Despite Beijing’s efforts to calm markets, China equities are the worst performers in the region today. And this week. And this month. And this year.
The Shanghai Composite ended the morning down 1.5 per cent, wiping out most of its late Thursday rally. For the week the benchmark is down 7.1 per cent, more than any other index in Asia.
The tech-heavy Shenzhen Composite suffered a 0.9 per cent fall, placing its weekly loss at 6.9 per cent.
The two indices are now 16.3 per cent and 20.2 per cent down in the first 10 sessions of 2016.
The worst Asian indices outside of China this year are:
- Hong Kong’s Hang Seng Index: -10.3% (down 0.8% today)
- Japan’s Nikkei 225: -9.3% (up 0.2% today)
- Singapore’s Straits Times Index: -8.1% (up 0.1% today)
Meanwhile, it appears the People’s Bank of China is having a tough time keeping currency speculators in check. The chart below clearly shows CNH, the offshore currency, weakening again despite six consecutive sessions of stable fixes (for the onshore rate), as well as moves earlier in the week to prop up the offshore rate and tighten liquidity.
Here is CNH versus the daily fix, and also against the onshore rate:
In terms of new data, the latest figures painted a mixed picture for the state of lending in China.

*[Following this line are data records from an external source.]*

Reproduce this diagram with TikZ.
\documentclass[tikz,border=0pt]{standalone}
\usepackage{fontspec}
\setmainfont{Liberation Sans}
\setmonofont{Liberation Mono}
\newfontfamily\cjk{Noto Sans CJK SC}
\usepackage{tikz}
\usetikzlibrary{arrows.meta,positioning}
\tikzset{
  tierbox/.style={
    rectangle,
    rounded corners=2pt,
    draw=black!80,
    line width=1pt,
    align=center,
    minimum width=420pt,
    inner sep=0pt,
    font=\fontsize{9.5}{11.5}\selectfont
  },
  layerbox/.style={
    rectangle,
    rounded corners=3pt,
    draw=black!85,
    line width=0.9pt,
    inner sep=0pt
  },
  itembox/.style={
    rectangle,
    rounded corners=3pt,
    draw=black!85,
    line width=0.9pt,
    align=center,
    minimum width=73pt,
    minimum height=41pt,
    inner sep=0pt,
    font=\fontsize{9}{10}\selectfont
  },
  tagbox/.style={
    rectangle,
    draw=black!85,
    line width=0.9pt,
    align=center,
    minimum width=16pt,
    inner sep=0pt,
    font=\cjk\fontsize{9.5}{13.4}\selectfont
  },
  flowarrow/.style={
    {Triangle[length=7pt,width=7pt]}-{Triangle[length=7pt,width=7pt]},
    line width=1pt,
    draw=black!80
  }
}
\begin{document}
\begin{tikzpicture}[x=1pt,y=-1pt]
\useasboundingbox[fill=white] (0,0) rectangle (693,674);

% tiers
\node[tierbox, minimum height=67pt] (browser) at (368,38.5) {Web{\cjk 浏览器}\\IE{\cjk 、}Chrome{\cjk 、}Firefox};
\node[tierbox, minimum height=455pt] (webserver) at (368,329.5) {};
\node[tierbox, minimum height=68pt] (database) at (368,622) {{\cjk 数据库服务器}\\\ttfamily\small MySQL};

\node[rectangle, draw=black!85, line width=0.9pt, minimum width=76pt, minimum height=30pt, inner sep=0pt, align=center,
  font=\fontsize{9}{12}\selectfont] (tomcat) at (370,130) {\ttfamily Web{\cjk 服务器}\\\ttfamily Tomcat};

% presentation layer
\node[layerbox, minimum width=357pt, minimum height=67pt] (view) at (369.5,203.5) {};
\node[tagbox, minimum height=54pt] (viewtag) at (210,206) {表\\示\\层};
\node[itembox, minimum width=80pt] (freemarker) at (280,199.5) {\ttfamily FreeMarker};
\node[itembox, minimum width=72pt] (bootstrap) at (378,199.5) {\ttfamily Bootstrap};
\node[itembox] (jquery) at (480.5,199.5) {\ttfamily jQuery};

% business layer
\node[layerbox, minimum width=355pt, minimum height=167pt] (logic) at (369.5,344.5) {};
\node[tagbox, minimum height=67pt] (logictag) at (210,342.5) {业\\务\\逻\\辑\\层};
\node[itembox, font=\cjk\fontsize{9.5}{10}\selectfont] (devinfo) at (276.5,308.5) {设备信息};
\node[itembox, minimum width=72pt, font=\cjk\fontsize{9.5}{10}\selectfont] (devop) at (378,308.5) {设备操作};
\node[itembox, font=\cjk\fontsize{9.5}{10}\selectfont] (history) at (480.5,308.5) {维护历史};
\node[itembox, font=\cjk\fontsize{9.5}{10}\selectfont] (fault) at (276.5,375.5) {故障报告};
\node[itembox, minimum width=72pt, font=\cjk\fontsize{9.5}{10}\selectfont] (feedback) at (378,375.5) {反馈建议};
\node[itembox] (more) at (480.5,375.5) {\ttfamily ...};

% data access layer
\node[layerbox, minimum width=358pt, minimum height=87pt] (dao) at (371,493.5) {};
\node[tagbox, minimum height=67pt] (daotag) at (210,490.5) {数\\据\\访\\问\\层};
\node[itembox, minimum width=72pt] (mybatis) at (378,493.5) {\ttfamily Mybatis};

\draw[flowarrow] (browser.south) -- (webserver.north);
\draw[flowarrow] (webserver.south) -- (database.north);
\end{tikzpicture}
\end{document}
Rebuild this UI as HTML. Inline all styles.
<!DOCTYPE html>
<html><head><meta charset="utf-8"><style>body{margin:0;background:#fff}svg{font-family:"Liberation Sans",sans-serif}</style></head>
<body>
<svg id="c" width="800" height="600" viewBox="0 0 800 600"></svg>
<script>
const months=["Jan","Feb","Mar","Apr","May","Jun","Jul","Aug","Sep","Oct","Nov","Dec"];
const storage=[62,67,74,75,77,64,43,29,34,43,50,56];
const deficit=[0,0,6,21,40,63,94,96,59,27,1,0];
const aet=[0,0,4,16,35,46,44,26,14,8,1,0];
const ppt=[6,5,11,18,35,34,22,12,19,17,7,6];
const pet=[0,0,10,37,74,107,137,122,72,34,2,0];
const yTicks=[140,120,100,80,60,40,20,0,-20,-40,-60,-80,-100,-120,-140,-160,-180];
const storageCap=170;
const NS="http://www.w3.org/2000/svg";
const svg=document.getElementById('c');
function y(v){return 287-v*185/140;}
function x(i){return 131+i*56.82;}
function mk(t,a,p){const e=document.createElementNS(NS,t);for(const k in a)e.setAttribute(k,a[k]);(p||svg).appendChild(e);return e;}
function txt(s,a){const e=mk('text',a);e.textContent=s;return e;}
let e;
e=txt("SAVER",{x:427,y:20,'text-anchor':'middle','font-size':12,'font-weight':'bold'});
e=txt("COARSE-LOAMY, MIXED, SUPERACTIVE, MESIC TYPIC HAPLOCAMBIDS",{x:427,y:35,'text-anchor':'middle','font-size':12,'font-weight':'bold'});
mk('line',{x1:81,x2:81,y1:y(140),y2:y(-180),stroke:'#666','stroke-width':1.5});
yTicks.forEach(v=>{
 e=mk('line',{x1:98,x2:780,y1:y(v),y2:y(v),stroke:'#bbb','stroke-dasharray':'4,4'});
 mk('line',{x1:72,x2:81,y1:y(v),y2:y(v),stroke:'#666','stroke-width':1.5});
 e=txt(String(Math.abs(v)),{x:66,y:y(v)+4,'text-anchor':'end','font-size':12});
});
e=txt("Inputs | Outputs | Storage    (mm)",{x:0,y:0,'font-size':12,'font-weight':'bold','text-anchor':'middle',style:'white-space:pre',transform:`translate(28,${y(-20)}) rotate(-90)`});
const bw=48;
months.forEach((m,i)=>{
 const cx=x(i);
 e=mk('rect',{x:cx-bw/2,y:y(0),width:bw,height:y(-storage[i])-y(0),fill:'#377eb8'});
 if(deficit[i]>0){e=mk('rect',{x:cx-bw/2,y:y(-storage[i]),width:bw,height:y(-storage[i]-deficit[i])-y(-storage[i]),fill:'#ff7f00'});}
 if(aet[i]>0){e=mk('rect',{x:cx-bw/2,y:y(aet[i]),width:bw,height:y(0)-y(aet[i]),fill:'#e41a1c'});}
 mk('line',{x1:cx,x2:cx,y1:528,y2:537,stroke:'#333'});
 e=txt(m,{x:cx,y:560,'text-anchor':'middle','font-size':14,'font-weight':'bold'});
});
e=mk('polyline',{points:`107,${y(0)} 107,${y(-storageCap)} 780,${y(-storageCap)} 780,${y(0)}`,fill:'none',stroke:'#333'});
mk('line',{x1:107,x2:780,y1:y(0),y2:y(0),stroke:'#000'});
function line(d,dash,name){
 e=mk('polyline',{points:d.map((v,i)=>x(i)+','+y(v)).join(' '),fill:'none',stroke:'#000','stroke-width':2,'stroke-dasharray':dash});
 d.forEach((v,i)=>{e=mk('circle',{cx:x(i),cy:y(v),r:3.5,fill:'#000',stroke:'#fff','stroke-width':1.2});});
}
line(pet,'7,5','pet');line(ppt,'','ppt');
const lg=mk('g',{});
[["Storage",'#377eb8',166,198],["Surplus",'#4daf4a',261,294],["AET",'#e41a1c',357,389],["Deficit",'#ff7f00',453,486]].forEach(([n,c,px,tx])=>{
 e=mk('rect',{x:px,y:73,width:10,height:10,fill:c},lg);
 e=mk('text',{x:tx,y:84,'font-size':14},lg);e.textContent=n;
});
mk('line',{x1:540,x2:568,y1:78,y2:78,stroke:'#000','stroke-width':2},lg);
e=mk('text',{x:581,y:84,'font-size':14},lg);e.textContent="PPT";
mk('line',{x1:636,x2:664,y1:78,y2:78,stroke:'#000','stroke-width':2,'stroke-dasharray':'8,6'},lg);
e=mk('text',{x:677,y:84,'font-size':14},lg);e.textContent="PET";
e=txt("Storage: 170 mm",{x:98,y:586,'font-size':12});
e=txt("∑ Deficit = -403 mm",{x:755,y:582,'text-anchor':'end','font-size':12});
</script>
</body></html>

“Aggregate financing,” the broadest measure of Chinese credit growth available, jumped 78 per cent between November and December, to Rmb1.820tn ($276bn) — the most since June, according to the National Bureau of Statistics. But “new yuan loans”, which track borrowing in the normal banking sector, were only Rmb598bn, about Rmb100bn below forecasts and accounting for less than a third of the month’s total.
“The lower-than-expected new loans suggest that credit demand remained weak, and commercial banks were still reluctant to lend due to rising credit risks,” said analysts at ANZ. “The surge in aggregate financing suggested that off-balance sheet financing picked up again in December.”